OJK Lampung minta masyarakat cermati legalitas pinjaman online

id Lampung,Bandarlampung,OJK,Pemkot Bandarlampung,Pinjol

OJK Lampung minta masyarakat cermati legalitas pinjaman online

Kepala OJK Lampung Bambang Hermanto, bersama Area Manager BSI Lampung Dede Irawan Hamzah (kanan) di Bandarlampung, Selasa, (29/8/2023). (ANTARA/Dian Hadiyatna)

Bandarlampung (ANTARA) - Otoritas Jasa Keuangan (OJK) Lampung meminta masyarakat setempat mencermati legalitas dan kelayakan suatu usaha sebelum melakukan peminjaman secara online.

"Kami terus mengedukasi masyarakat terkait maraknya peminjaman online, terutama cara mengidentifikasi pinjol yang diawasi oleh OJK dengan mengecek faktor legalitas dan kelogisan," kata Kepala OJK Lampung Bambang Hermanto, di Bandarlampung, Selasa.

Ia mengatakan pinjol ilegal bisa diidentifikasi dengan ada kasus penalti dan denda yang tinggi, tidak menyediakan layanan pengaduan, serta melakukan penagihan secara kasar.

"Hal tersebut tak dibolehkan ada pada usaha pinjol yang diawasi oleh OJK," katanya. 

"Kemudian, masyarakat pun harus menyadari bahwa tidak boleh mengakses atau mengunggah aplikasi suatu pinjol yang memperbolehkan di luar tiga hal ini, yakni akses kamera, microphone dan lokasi," kata dia.
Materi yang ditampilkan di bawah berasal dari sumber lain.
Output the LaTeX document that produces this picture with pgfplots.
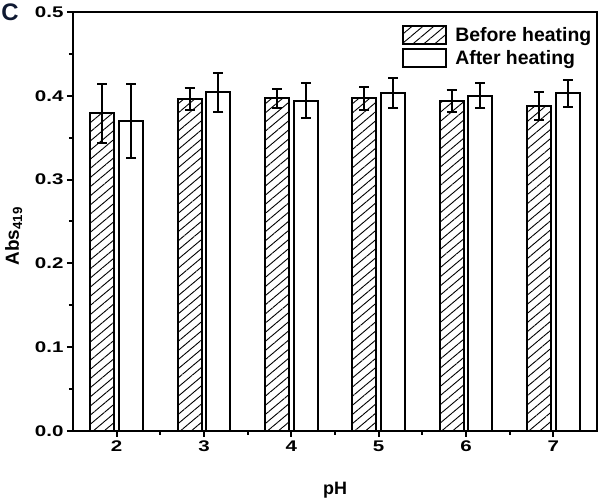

Ia menegaskan bahwa apabila ada aplikasi yang meminta akses kontak dan galeri foto maka dapat dipastikan usaha pinjol tersebut adalah ilegal.

"Untuk mengatasi ini, kami juga sudah bekerja sama dengan pihak kepolisian. Jadi kalau ada penagih pinjol berkata kasar, bisa lapor ke OJK atau pihak kepolisian untuk bersama-sama memberantasnya," kata dia.

Pada sisi lain, ia pun meminta masyarakat untuk memiliki dan meningkatkan kemampuan perencanaan keuangan yang menjadi salah satu kunci keberhasilan literasi dan inklusi keuangan di Indonesia.

"Dalam perencanaan keuangan, jangan berperilaku konsumtif dengan bisa membedakan keinginan dan kebutuhan," kata dia.

Menurut dia, perlu dilakukan pemilahan terhadap penerimaan yang didapat dengan membagi ke beberapa kebutuhan, seperti menabung 20 persen, kegiatan sosial 10 persen, membayar utang 30 persen, dan sisanya untuk konsumsi sehari-hari.

"Kalau bisa memilah penggunaan dari pendapatan, diharapkan rumah tangga bisa lebih sejahtera, pendidikan anak terjamin, begitu pula kesehatannya. Yang paling penting adalah ketika semua masyarakat sudah paham perencanaan keuangan, literasi dan inklusi keuangan pun akan meningkat," kata dia.